GIVEN INSTRUCTION: Reproduce exactly the lines below, from the first one through the line containing "(mammalia) at (11.38,-10.35)", and omit any pictures.

------ DATA SECTION

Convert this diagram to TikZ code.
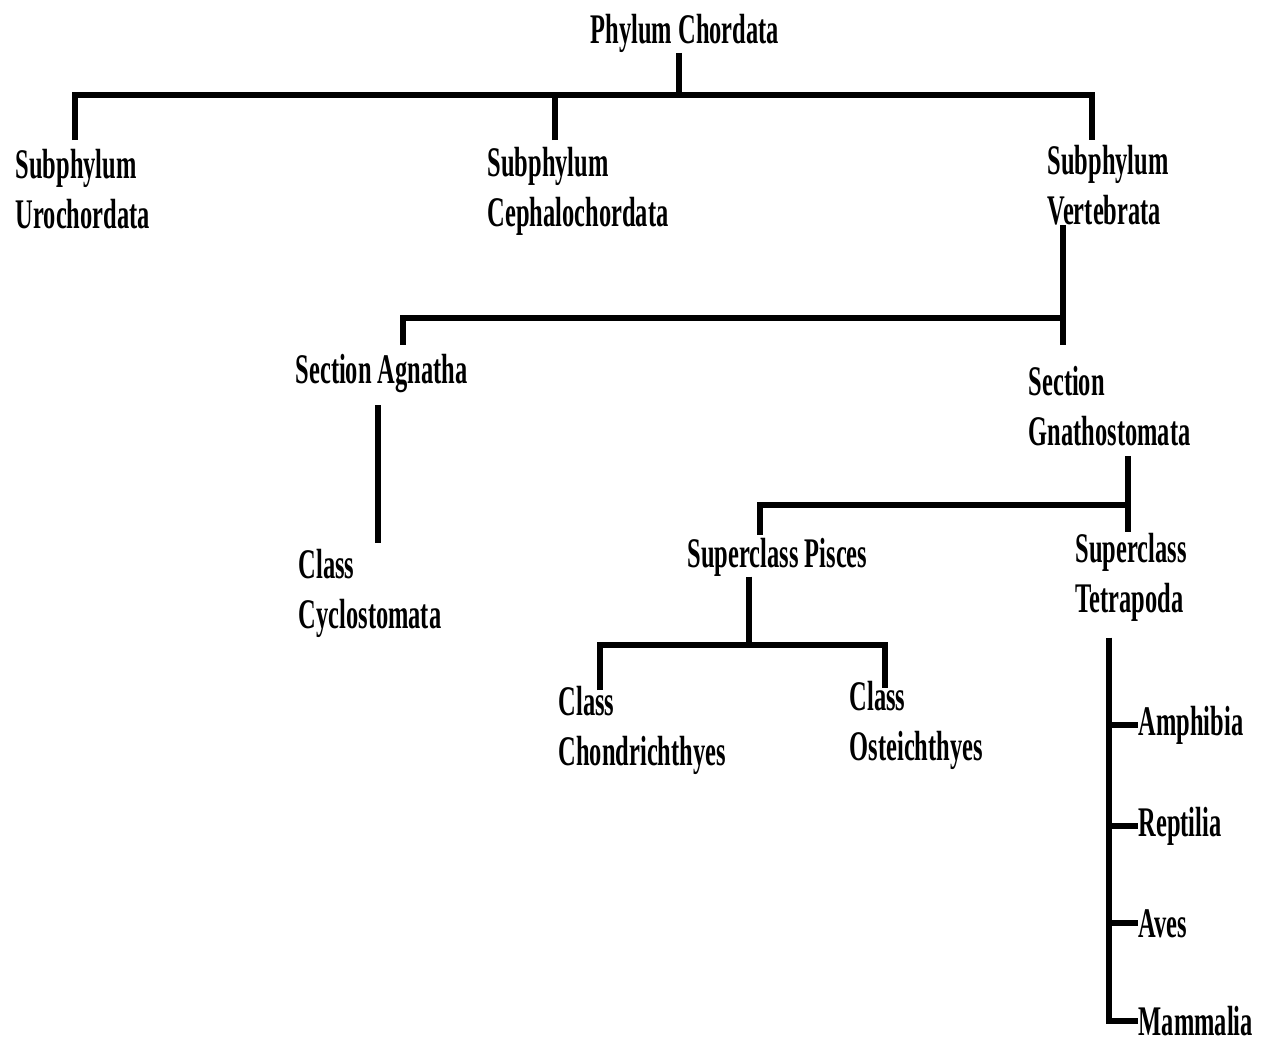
\documentclass[tikz,border=0pt]{standalone}
\usepackage{fontspec}
\newfontfamily\taxfont[FakeStretch=0.58]{Liberation Serif}
\tikzstyle{every node}=[inner sep=0pt,anchor=base west,align=left,
    font=\taxfont\bfseries\fontsize{12pt}{14.2pt}\selectfont]
\tikzstyle{branch}=[draw=black,line width=1.7pt]

\begin{document}
\begin{tikzpicture}
    \useasboundingbox (0,0) rectangle (12.66,-10.44);
    % taxa (two-line labels sit on their last baseline)
    \node (chordata) at (5.90,-0.43) {Phylum Chordata};
    \node (uro) at (0.15,-2.28) {Subphylum\\Urochordata};
    \node (cephalo) at (4.87,-2.26) {Subphylum\\Cephalochordata};
    \node (verteb) at (10.47,-2.24) {Subphylum\\Vertebrata};
    \node (agnatha) at (2.95,-3.83) {Section Agnatha};
    \node (cyclo) at (2.98,-6.28) {Class\\Cyclostomata};
    \node (gnatho) at (10.28,-4.45) {Section\\Gnathostomata};
    \node (pisces) at (6.87,-5.67) {Superclass Pisces};
    \node (tetra) at (10.75,-6.12) {Superclass\\Tetrapoda};
    \node (chondri) at (5.58,-7.65) {Class\\Chondrichthyes};
    \node (osteich) at (8.49,-7.60) {Class\\Osteichthyes};
    \node (amphibia) at (11.38,-7.35) {Amphibia};
    \node (reptilia) at (11.38,-8.36) {Reptilia};
    \node (aves) at (11.38,-9.37) {Aves};
    \node (mammalia) at (11.38,-10.35) {Mammalia};

    % junctions
    \coordinate (c0) at (6.79,-0.95);
    \coordinate (u0) at (0.75,-1.40);
    \coordinate (ce0) at (5.55,-1.40);
    \coordinate (v0) at (10.92,-1.40);
    \coordinate (v1) at (10.63,-3.18);
    \coordinate (a0) at (4.03,-3.45);
    \coordinate (a1) at (3.78,-4.05);
    \coordinate (a2) at (3.78,-5.43);
    \coordinate (g1) at (11.28,-5.05);
    \coordinate (p0) at (7.60,-5.35);
    \coordinate (p1) at (7.49,-6.45);
    \coordinate (ch0) at (6.00,-6.90);
    \coordinate (os0) at (8.85,-6.88);
    \coordinate (t0) at (11.09,-6.37);

    % branches
    \draw[branch] (chordata.south -| c0) -- (c0);
    \draw[branch] (u0) |- (c0) -| (v0);
    \draw[branch] (ce0) -- (ce0 |- c0);
    \draw[branch] (verteb.south -| v1) -- ([yshift=2mm]gnatho.north -| v1);
    \draw[branch] (v1) -| (a0);
    \draw[branch] (a1) -- (a2);
    \draw[branch] ([yshift=-1mm]gnatho.south -| g1) -- (tetra.north -| g1);
    \draw[branch] (g1) -| (p0);
    \draw[branch] (pisces.south -| p1) -- (p1);
    \draw[branch] (ch0) |- (p1) -| (os0);
    \draw[branch] ([yshift=-1.6mm]tetra.south -| t0) |- (mammalia.west);
    \foreach \n in {amphibia,reptilia,aves}
        \draw[branch] (\n.west -| t0) -- (\n.west);
\end{tikzpicture}
\end{document}
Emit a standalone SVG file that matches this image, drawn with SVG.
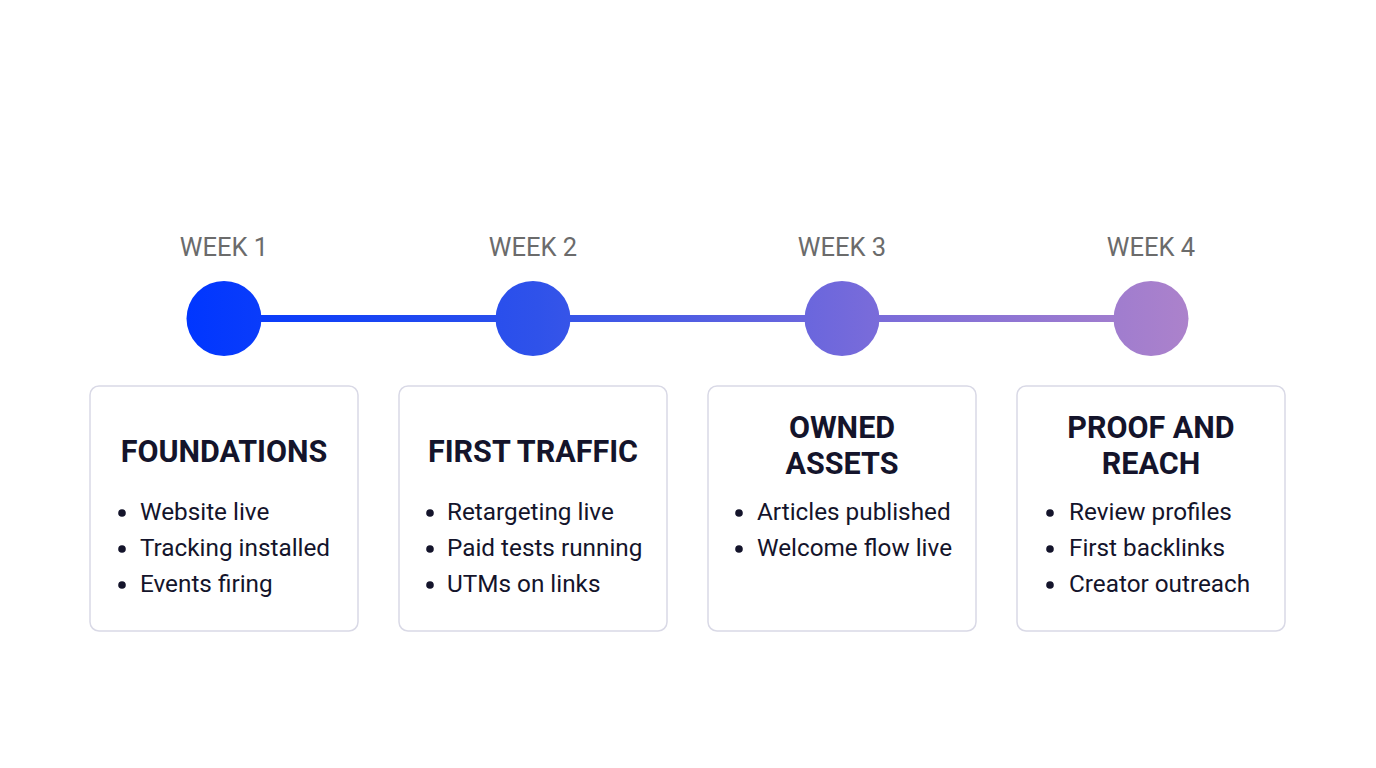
<svg xmlns="http://www.w3.org/2000/svg" width="1376" height="768" viewBox="0 0 1376 768">
<defs>
<linearGradient id="tl" gradientUnits="userSpaceOnUse" x1="186" y1="0" x2="1190" y2="0">
<stop offset="0" stop-color="#0036FF"/>
<stop offset="0.35" stop-color="#2F52EA"/>
<stop offset="0.68" stop-color="#786BDA"/>
<stop offset="1" stop-color="#AC82CB"/>
</linearGradient>
<style>
.wk{font-family:Roboto,"Liberation Sans",sans-serif;font-size:25.5px;fill:#6B6B6B;text-anchor:middle}
.card{fill:#FFFFFF;stroke:#D9D9E6;stroke-width:1.5}
.ttl{font-family:Roboto,"Liberation Sans",sans-serif;font-size:30.5px;font-weight:700;fill:#14142B;text-anchor:middle}
.bl{font-family:Roboto,"Liberation Sans",sans-serif;font-size:24.3px;fill:#14142B}
.dot{fill:#14142B}
.node{fill:url(#tl)}
</style>
</defs>
<rect width="1376" height="768" fill="#FFFFFF"/>
<g id="connectors">
<line x1="224" y1="318.5" x2="1151" y2="318.5" stroke="url(#tl)" stroke-width="7"/>
</g>
<g id="week1">
<text class="wk" x="224" y="256">WEEK 1</text>
<circle class="node" cx="224" cy="318.5" r="37.5"/>
<rect class="card" x="90" y="386" width="268" height="245" rx="9"/>
<text class="ttl" x="224" y="462">FOUNDATIONS</text>
<circle class="dot" cx="122" cy="513" r="3.8"/><text class="bl" x="140" y="520">Website live</text>
<circle class="dot" cx="122" cy="549" r="3.8"/><text class="bl" x="140" y="556">Tracking installed</text>
<circle class="dot" cx="122" cy="585" r="3.8"/><text class="bl" x="140" y="592">Events firing</text>
</g>
<g id="week2">
<text class="wk" x="533" y="256">WEEK 2</text>
<circle class="node" cx="533" cy="318.5" r="37.5"/>
<rect class="card" x="399" y="386" width="268" height="245" rx="9"/>
<text class="ttl" x="533" y="462">FIRST TRAFFIC</text>
<circle class="dot" cx="430" cy="513" r="3.8"/><text class="bl" x="447" y="520">Retargeting live</text>
<circle class="dot" cx="430" cy="549" r="3.8"/><text class="bl" x="447" y="556">Paid tests running</text>
<circle class="dot" cx="430" cy="585" r="3.8"/><text class="bl" x="447" y="592">UTMs on links</text>
</g>
<g id="week3">
<text class="wk" x="842" y="256">WEEK 3</text>
<circle class="node" cx="842" cy="318.5" r="37.5"/>
<rect class="card" x="708" y="386" width="268" height="245" rx="9"/>
<text class="ttl" x="842" y="438">OWNED</text>
<text class="ttl" x="842" y="474">ASSETS</text>
<circle class="dot" cx="739" cy="513" r="3.8"/><text class="bl" x="757" y="520">Articles published</text>
<circle class="dot" cx="739" cy="549" r="3.8"/><text class="bl" x="757" y="556">Welcome flow live</text>
</g>
<g id="week4">
<text class="wk" x="1151" y="256">WEEK 4</text>
<circle class="node" cx="1151" cy="318.5" r="37.5"/>
<rect class="card" x="1017" y="386" width="268" height="245" rx="9"/>
<text class="ttl" x="1151" y="438">PROOF AND</text>
<text class="ttl" x="1151" y="474">REACH</text>
<circle class="dot" cx="1050" cy="513" r="3.8"/><text class="bl" x="1069" y="520">Review profiles</text>
<circle class="dot" cx="1050" cy="549" r="3.8"/><text class="bl" x="1069" y="556">First backlinks</text>
<circle class="dot" cx="1050" cy="585" r="3.8"/><text class="bl" x="1069" y="592">Creator outreach</text>
</g>
</svg>
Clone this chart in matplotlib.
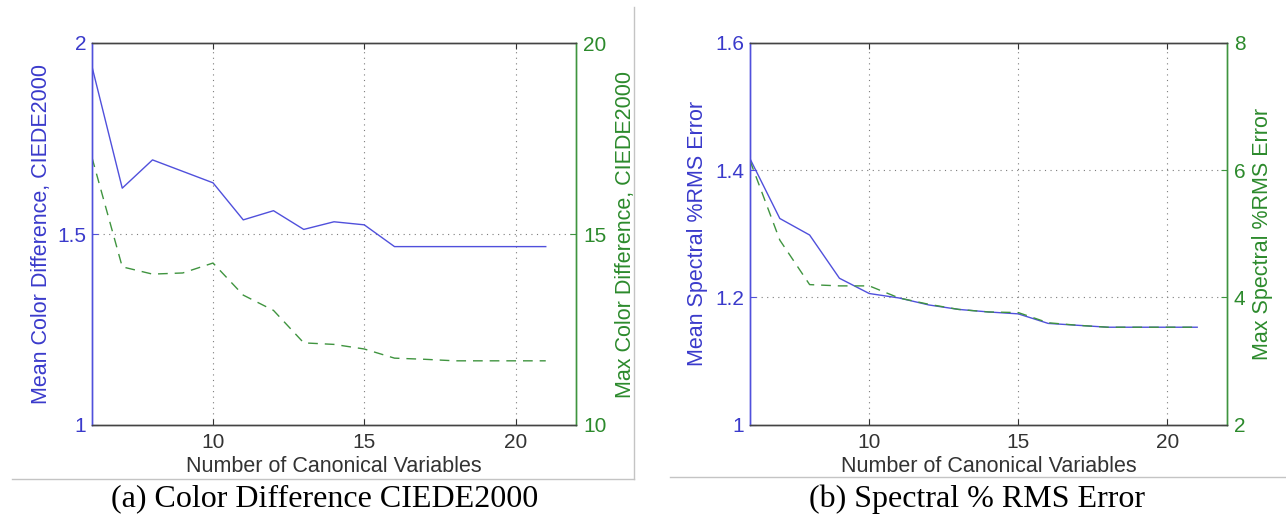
import matplotlib.pyplot as plt
from matplotlib.lines import Line2D

# number of canonical variables
n_vars = list(range(6, 22))

# (a) colour difference CIEDE2000
mean_de = [1.938, 1.620, 1.694, 1.664, 1.634, 1.537, 1.561, 1.512,
           1.532, 1.524, 1.467, 1.467, 1.467, 1.467, 1.467, 1.467]
max_de = [17.0, 14.14, 13.95, 13.98, 14.24, 13.40, 13.00, 12.15,
          12.11, 11.99, 11.75, 11.72, 11.68, 11.68, 11.68, 11.68]

# (b) spectral %RMS error
mean_rms = [1.418, 1.324, 1.298, 1.230, 1.206, 1.199, 1.188, 1.181,
            1.177, 1.174, 1.159, 1.156, 1.153, 1.153, 1.153, 1.153]
max_rms = [6.15, 4.90, 4.20, 4.18, 4.18, 3.99, 3.89, 3.81,
           3.77, 3.76, 3.60, 3.56, 3.53, 3.53, 3.53, 3.53]

x_ticks = [10, 15, 20]

BLUE = '#5050dc'
BLUE_TXT = '#3a3acb'
GREEN = '#3f943f'
GREEN_TXT = '#2c8a2c'
GRID = '#7c7c7c'

plt.rcParams['font.family'] = ['Liberation Sans', 'DejaVu Sans']

fig = plt.figure(figsize=(12.86, 5.21), dpi=100)


def draw_panel(rect, y1, y2, lim1, lim2, ticks1, ticks2, grid_y,
               label1, label2, lab1_x, lab2_x):
    ax = fig.add_axes(rect)
    ax2 = ax.twinx()

    ax.plot(n_vars, y1, color=BLUE, lw=1.0)
    ax2.plot(n_vars, y2, color=GREEN, lw=1.0, ls=(0, (7, 5)))

    ax.set_xlim(6, 22)
    ax.set_ylim(*lim1)
    ax2.set_ylim(*lim2)
    ax.set_xticks(x_ticks)
    ax.set_yticks(ticks1)
    ax2.set_yticks(ticks2)
    ax.set_yticklabels([('%g' % t) for t in ticks1])
    ax2.set_yticklabels([('%g' % t) for t in ticks2])

    # dotted grid like the old MATLAB style
    for xv in x_ticks:
        ax.axvline(xv, color=GRID, lw=0.8, ls=(0, (1, 4)), zorder=0)
    for yv in grid_y:
        ax.axhline(yv, color=GRID, lw=0.8, ls=(0, (1, 4)), zorder=0)

    ax.tick_params(axis='x', direction='in', length=4, pad=6,
                   labelsize=15, colors='#333333', top=True)
    ax.tick_params(axis='y', direction='in', length=4, pad=4,
                   labelsize=15, colors=BLUE, labelcolor=BLUE_TXT)
    ax2.tick_params(axis='y', direction='in', length=4, pad=5,
                    labelsize=15, colors=GREEN, labelcolor=GREEN_TXT)

    for a in (ax, ax2):
        a.spines['top'].set_color('#444444')
        a.spines['bottom'].set_color('#444444')
        a.spines['left'].set_color(BLUE)
        a.spines['right'].set_color(GREEN)
        for s in a.spines.values():
            s.set_linewidth(1.0)

    ax.set_xlabel('Number of Canonical Variables', fontsize=15.5,
                  color='#333333')
    ax.xaxis.set_label_coords(0.5, -0.082)
    ax.set_ylabel(label1, fontsize=15.5, color=BLUE_TXT)
    ax.yaxis.set_label_coords(lab1_x, 0.5)
    ax2.set_ylabel(label2, fontsize=15.5, color=GREEN_TXT)
    ax2.yaxis.set_label_coords(lab2_x, 0.5)
    return ax, ax2


W, H = 1286.0, 521.0

draw_panel([92 / W, (H - 425) / H, 484 / W, 382 / H],
           mean_de, max_de, (1, 2), (10, 20), [1, 1.5, 2], [10, 15, 20],
           [1.5], 'Mean Color Difference, CIEDE2000',
           'Max Color Difference, CIEDE2000', -0.083, 1.081)

draw_panel([750 / W, (H - 424.5) / H, 477 / W, 381.5 / H],
           mean_rms, max_rms, (1, 1.6), (2, 8), [1, 1.2, 1.4, 1.6],
           [2, 4, 6, 8], [1.2, 1.4], 'Mean Spectral %RMS Error',
           'Max Spectral %RMS Error', -0.088, 1.052)

# sub-figure captions
fig.text(325 / W, 1 - 499 / H, '(a) Color Difference CIEDE2000',
         family='Liberation Serif', fontsize=23, ha='center', va='center')
fig.text(977 / W, 1 - 499 / H, '(b) Spectral % RMS Error',
         family='Liberation Serif', fontsize=23, ha='center', va='center')

# thin frame lines separating the panels from their captions
sep = '#c4c4c4'
fig.add_artist(Line2D([12 / W, 634 / W], [1 - 479 / H, 1 - 479 / H],
                      color=sep, lw=1.0))
fig.add_artist(Line2D([634 / W, 634 / W], [1 - 7 / H, 1 - 479 / H],
                      color=sep, lw=1.0))
fig.add_artist(Line2D([670 / W, 1.0], [1 - 477 / H, 1 - 477 / H],
                      color=sep, lw=1.0))

fig.savefig('out.png', dpi=100)
plt.close(fig)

------------

REPLY TO THE TASK:
Convert this diagram to TikZ code.
\documentclass[tikz,border=0pt]{standalone}
\usepackage{fontspec}
\newfontfamily\taxfont[FakeStretch=0.58]{Liberation Serif}
\tikzstyle{every node}=[inner sep=0pt,anchor=base west,align=left,
    font=\taxfont\bfseries\fontsize{12pt}{14.2pt}\selectfont]
\tikzstyle{branch}=[draw=black,line width=1.7pt]

\begin{document}
\begin{tikzpicture}
    \useasboundingbox (0,0) rectangle (12.66,-10.44);
    % taxa (two-line labels sit on their last baseline)
    \node (chordata) at (5.90,-0.43) {Phylum Chordata};
    \node (uro) at (0.15,-2.28) {Subphylum\\Urochordata};
    \node (cephalo) at (4.87,-2.26) {Subphylum\\Cephalochordata};
    \node (verteb) at (10.47,-2.24) {Subphylum\\Vertebrata};
    \node (agnatha) at (2.95,-3.83) {Section Agnatha};
    \node (cyclo) at (2.98,-6.28) {Class\\Cyclostomata};
    \node (gnatho) at (10.28,-4.45) {Section\\Gnathostomata};
    \node (pisces) at (6.87,-5.67) {Superclass Pisces};
    \node (tetra) at (10.75,-6.12) {Superclass\\Tetrapoda};
    \node (chondri) at (5.58,-7.65) {Class\\Chondrichthyes};
    \node (osteich) at (8.49,-7.60) {Class\\Osteichthyes};
    \node (amphibia) at (11.38,-7.35) {Amphibia};
    \node (reptilia) at (11.38,-8.36) {Reptilia};
    \node (aves) at (11.38,-9.37) {Aves};
    \node (mammalia) at (11.38,-10.35) {Mammalia};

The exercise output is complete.